[Code that draws figures]

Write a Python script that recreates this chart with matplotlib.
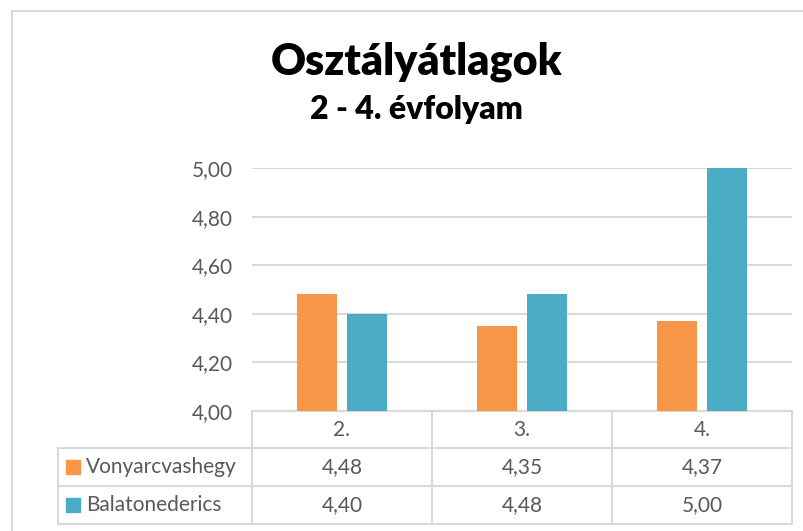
import matplotlib
matplotlib.use("Agg")
import matplotlib.pyplot as plt
from matplotlib.transforms import blended_transform_factory
from matplotlib.patches import Rectangle

plt.rcParams['font.family'] = ['Lato', 'DejaVu Sans']

categories = ["2.", "3.", "4."]
series_names = ["Vonyarcvashegy", "Balatonederics"]
vonyarc = [4.48, 4.35, 4.37]
balaton = [4.40, 4.48, 5.00]
yticks = [4.00, 4.20, 4.40, 4.60, 4.80, 5.00]

colors = ["#F79646", "#4BACC6"]
grid_c = "#D9D9D9"
text_c = "#595959"

W, H = 804, 531
fig = plt.figure(figsize=(W / 100, H / 100), dpi=100)

def fx(px):
    return px / W

def fy(py):
    return 1 - py / H

# chart border
fig.add_artist(Rectangle((fx(12), fy(540)), fx(820), fy(11) - fy(540), transform=fig.transFigure,
                         fill=False, edgecolor=grid_c, linewidth=1.5))

ax = fig.add_axes([fx(252), fy(411), fx(792) - fx(252), fy(168) - fy(411)])
x = list(range(len(categories)))
bw = 0.222
off = 0.139
ax.bar([i - off for i in x], vonyarc, width=bw, color=colors[0], zorder=3)
ax.bar([i + off for i in x], balaton, width=bw, color=colors[1], zorder=3)

ax.set_xlim(-0.5, len(categories) - 0.5)
ax.set_ylim(4.0, 5.0)
ax.set_yticks(yticks)
ax.set_yticklabels([f"{v:.2f}".replace(".", ",") for v in yticks], fontsize=15, color=text_c)
ax.tick_params(axis="y", length=0, pad=14)
ax.set_xticks([])
for s in ax.spines.values():
    s.set_visible(False)
ax.yaxis.grid(True, color=grid_c, linewidth=1.5, zorder=0)

# data table
tr = blended_transform_factory(ax.transData, fig.transFigure)
lw = 1.5
row_y = [411, 448, 486, 524]
left_px = 58
xl, xr = -0.5, len(categories) - 0.5
# horizontal lines
ax.plot([xl, xr], [fy(row_y[0])] * 2, transform=tr, color=grid_c, lw=lw, clip_on=False)
for py in row_y[1:]:
    fig.add_artist(plt.Line2D([fx(left_px), fx(792)], [fy(py)] * 2, transform=fig.transFigure,
                              color=grid_c, lw=lw))
# vertical lines
for b in range(len(categories) + 1):
    ax.plot([b - 0.5, b - 0.5], [fy(row_y[0]), fy(row_y[-1])], transform=tr,
            color=grid_c, lw=lw, clip_on=False)
fig.add_artist(plt.Line2D([fx(left_px)] * 2, [fy(row_y[1]), fy(row_y[-1])], transform=fig.transFigure,
                          color=grid_c, lw=lw))

# header
for i, c in enumerate(categories):
    ax.text(i, fy((row_y[0] + row_y[1]) / 2), c, transform=tr, ha="center", va="center",
            fontsize=15, color=text_c)
# rows
for r, (name, vals) in enumerate(zip(series_names, [vonyarc, balaton])):
    yc = (row_y[r + 1] + row_y[r + 2]) / 2
    fig.add_artist(Rectangle((fx(66), fy(yc + 7)), fx(14), fy(yc - 7) - fy(yc + 7),
                             transform=fig.transFigure, color=colors[r]))
    fig.text(fx(86), fy(yc), name, ha="left", va="center", fontsize=15, color=text_c)
    for i, v in enumerate(vals):
        ax.text(i, fy(yc), f"{v:.2f}".replace(".", ","), transform=tr, ha="center", va="center",
                fontsize=15, color=text_c)

# titles
fig.text(fx(417), fy(62), "Osztályátlagok", ha="center", va="center", fontsize=31,
         fontweight="heavy", color="black")
fig.text(fx(416), fy(110), "2 - 4. évfolyam", ha="center", va="center", fontsize=23,
         fontweight="heavy", color="black")

fig.savefig("out.png", dpi=100)
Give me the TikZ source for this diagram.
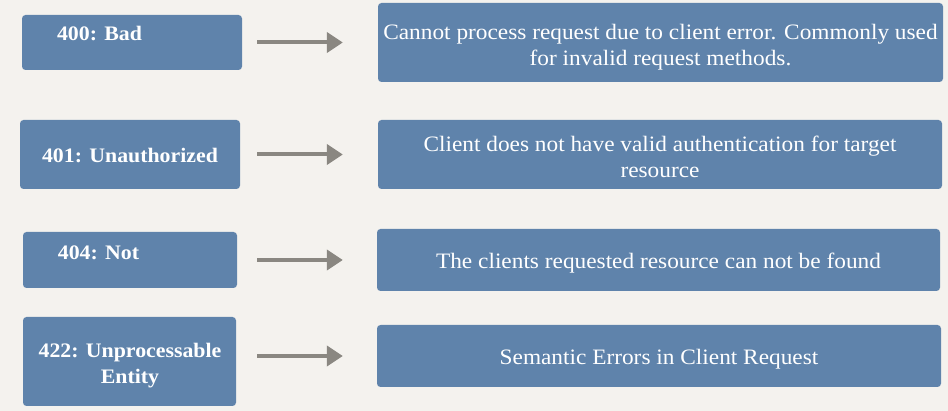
\documentclass[tikz,border=0pt]{standalone}
\usepackage{fontspec}
\setmainfont{Liberation Serif}[FakeStretch=1.06]
\usetikzlibrary{arrows.meta}
\definecolor{bg}{HTML}{F4F2EE}
\definecolor{boxblue}{HTML}{5F83AB}
\definecolor{arrgray}{HTML}{8A8781}
\tikzset{
  box/.style={fill=boxblue, draw=none, rounded corners=3.5pt, inner sep=0pt},
  codetext/.style={text=white, align=center, inner sep=0pt, font=\fontsize{20.6}{26}\selectfont\bfseries},
  desctext/.style={text=white, align=center, inner sep=0pt, font=\fontsize{22}{26}\selectfont},
  arr/.style={draw=arrgray, line width=4pt, -{Triangle[length=16pt,width=20pt]}}
}
\begin{document}
\begin{tikzpicture}[x=1pt,y=-1pt]
\fill[bg] (0,0) rectangle (948,411);
\useasboundingbox (0,0) rectangle (948,411);

% left boxes
\node[box, minimum width=220pt, minimum height=55pt] (L1) at (132,42.5) {};
\node[box, minimum width=220pt, minimum height=69pt] (L2) at (130,154.5) {};
\node[box, minimum width=214pt, minimum height=56pt] (L3) at (130,260) {};
\node[box, minimum width=213pt, minimum height=89pt] (L4) at (129.5,361.5) {};

\node[codetext] (t1) at (99.5,34) {400: Bad};
\node[codetext] (t2) at (130,156) {401: Unauthorized};
\node[codetext] (t3) at (98.5,253) {404: Not};
\node[codetext] (t4) at (130,366) {422: Unprocessable\\Entity};

% right boxes
\node[box, minimum width=565pt, minimum height=79pt] (R1) at (660.5,42.5) {};
\node[box, minimum width=564pt, minimum height=69pt] (R2) at (660,154.5) {};
\node[box, minimum width=563pt, minimum height=62pt] (R3) at (658.5,260) {};
\node[box, minimum width=564pt, minimum height=62pt] (R4) at (659,356) {};

\node[desctext] (d1) at (660.5,47)
  {Cannot process request due to client error. Commonly used\\for invalid request methods.};
\node[desctext] (d2) at (660,156.5)
  {Client does not have valid authentication for target\\resource};
\node[desctext] (d3) at (658.5,263)
  {The clients requested resource can not be found};
\node[desctext] (d4) at (659,359)
  {Semantic Errors in Client Request};

% arrows
\draw[arr, shorten <=15pt, shorten >=35pt] (L1.east |- R1.west) -- (R1.west);
\draw[arr, shorten <=17pt, shorten >=35pt] (L2.east |- R2.west) -- (R2.west);
\draw[arr, shorten <=20pt, shorten >=34pt] (L3.east |- R3.west) -- (R3.west);
\draw[arr, shorten <=21pt, shorten >=34pt] (L4.east |- R4.west) -- (R4.west);
\end{tikzpicture}
\end{document}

TASK: Quote the data above in full, leaving out the pictures it holds.

RESULT OF THIS TASK:
Write a Python script that recreates this chart with matplotlib.
import matplotlib
matplotlib.use("Agg")
import matplotlib.pyplot as plt
from matplotlib.transforms import blended_transform_factory
from matplotlib.patches import Rectangle

plt.rcParams['font.family'] = ['Lato', 'DejaVu Sans']

categories = ["2.", "3.", "4."]
series_names = ["Vonyarcvashegy", "Balatonederics"]
vonyarc = [4.48, 4.35, 4.37]
balaton = [4.40, 4.48, 5.00]
yticks = [4.00, 4.20, 4.40, 4.60, 4.80, 5.00]

colors = ["#F79646", "#4BACC6"]
grid_c = "#D9D9D9"
text_c = "#595959"

W, H = 804, 531
fig = plt.figure(figsize=(W / 100, H / 100), dpi=100)

def fx(px):
    return px / W

def fy(py):
    return 1 - py / H

# chart border
fig.add_artist(Rectangle((fx(12), fy(540)), fx(820), fy(11) - fy(540), transform=fig.transFigure,
                         fill=False, edgecolor=grid_c, linewidth=1.5))

ax = fig.add_axes([fx(252), fy(411), fx(792) - fx(252), fy(168) - fy(411)])
x = list(range(len(categories)))
bw = 0.222
off = 0.139
ax.bar([i - off for i in x], vonyarc, width=bw, color=colors[0], zorder=3)
ax.bar([i + off for i in x], balaton, width=bw, color=colors[1], zorder=3)

ax.set_xlim(-0.5, len(categories) - 0.5)
ax.set_ylim(4.0, 5.0)
ax.set_yticks(yticks)
ax.set_yticklabels([f"{v:.2f}".replace(".", ",") for v in yticks], fontsize=15, color=text_c)
ax.tick_params(axis="y", length=0, pad=14)
ax.set_xticks([])
for s in ax.spines.values():
    s.set_visible(False)
ax.yaxis.grid(True, color=grid_c, linewidth=1.5, zorder=0)

# data table
tr = blended_transform_factory(ax.transData, fig.transFigure)
lw = 1.5
row_y = [411, 448, 486, 524]
left_px = 58
xl, xr = -0.5, len(categories) - 0.5
# horizontal lines
ax.plot([xl, xr], [fy(row_y[0])] * 2, transform=tr, color=grid_c, lw=lw, clip_on=False)
for py in row_y[1:]:
    fig.add_artist(plt.Line2D([fx(left_px), fx(792)], [fy(py)] * 2, transform=fig.transFigure,
                              color=grid_c, lw=lw))
# vertical lines
for b in range(len(categories) + 1):
    ax.plot([b - 0.5, b - 0.5], [fy(row_y[0]), fy(row_y[-1])], transform=tr,
            color=grid_c, lw=lw, clip_on=False)
fig.add_artist(plt.Line2D([fx(left_px)] * 2, [fy(row_y[1]), fy(row_y[-1])], transform=fig.transFigure,
                          color=grid_c, lw=lw))

# header
for i, c in enumerate(categories):
    ax.text(i, fy((row_y[0] + row_y[1]) / 2), c, transform=tr, ha="center", va="center",
            fontsize=15, color=text_c)
# rows
for r, (name, vals) in enumerate(zip(series_names, [vonyarc, balaton])):
    yc = (row_y[r + 1] + row_y[r + 2]) / 2
    fig.add_artist(Rectangle((fx(66), fy(yc + 7)), fx(14), fy(yc - 7) - fy(yc + 7),
                             transform=fig.transFigure, color=colors[r]))
    fig.text(fx(86), fy(yc), name, ha="left", va="center", fontsize=15, color=text_c)
    for i, v in enumerate(vals):
        ax.text(i, fy(yc), f"{v:.2f}".replace(".", ","), transform=tr, ha="center", va="center",
                fontsize=15, color=text_c)

# titles
fig.text(fx(417), fy(62), "Osztályátlagok", ha="center", va="center", fontsize=31,
         fontweight="heavy", color="black")
fig.text(fx(416), fy(110), "2 - 4. évfolyam", ha="center", va="center", fontsize=23,
         fontweight="heavy", color="black")

fig.savefig("out.png", dpi=100)
Give me the TikZ source for this diagram.
\documentclass[tikz,border=0pt]{standalone}
\usepackage{fontspec}
\setmainfont{Liberation Serif}[FakeStretch=1.06]
\usetikzlibrary{arrows.meta}
\definecolor{bg}{HTML}{F4F2EE}
\definecolor{boxblue}{HTML}{5F83AB}
\definecolor{arrgray}{HTML}{8A8781}
\tikzset{
  box/.style={fill=boxblue, draw=none, rounded corners=3.5pt, inner sep=0pt},
  codetext/.style={text=white, align=center, inner sep=0pt, font=\fontsize{20.6}{26}\selectfont\bfseries},
  desctext/.style={text=white, align=center, inner sep=0pt, font=\fontsize{22}{26}\selectfont},
  arr/.style={draw=arrgray, line width=4pt, -{Triangle[length=16pt,width=20pt]}}
}
\begin{document}
\begin{tikzpicture}[x=1pt,y=-1pt]
\fill[bg] (0,0) rectangle (948,411);
\useasboundingbox (0,0) rectangle (948,411);

% left boxes
\node[box, minimum width=220pt, minimum height=55pt] (L1) at (132,42.5) {};
\node[box, minimum width=220pt, minimum height=69pt] (L2) at (130,154.5) {};
\node[box, minimum width=214pt, minimum height=56pt] (L3) at (130,260) {};
\node[box, minimum width=213pt, minimum height=89pt] (L4) at (129.5,361.5) {};

\node[codetext] (t1) at (99.5,34) {400: Bad};
\node[codetext] (t2) at (130,156) {401: Unauthorized};
\node[codetext] (t3) at (98.5,253) {404: Not};
\node[codetext] (t4) at (130,366) {422: Unprocessable\\Entity};

% right boxes
\node[box, minimum width=565pt, minimum height=79pt] (R1) at (660.5,42.5) {};
\node[box, minimum width=564pt, minimum height=69pt] (R2) at (660,154.5) {};
\node[box, minimum width=563pt, minimum height=62pt] (R3) at (658.5,260) {};
\node[box, minimum width=564pt, minimum height=62pt] (R4) at (659,356) {};

\node[desctext] (d1) at (660.5,47)
  {Cannot process request due to client error. Commonly used\\for invalid request methods.};
\node[desctext] (d2) at (660,156.5)
  {Client does not have valid authentication for target\\resource};
\node[desctext] (d3) at (658.5,263)
  {The clients requested resource can not be found};
\node[desctext] (d4) at (659,359)
  {Semantic Errors in Client Request};

% arrows
\draw[arr, shorten <=15pt, shorten >=35pt] (L1.east |- R1.west) -- (R1.west);
\draw[arr, shorten <=17pt, shorten >=35pt] (L2.east |- R2.west) -- (R2.west);
\draw[arr, shorten <=20pt, shorten >=34pt] (L3.east |- R3.west) -- (R3.west);
\draw[arr, shorten <=21pt, shorten >=34pt] (L4.east |- R4.west) -- (R4.west);
\end{tikzpicture}
\end{document}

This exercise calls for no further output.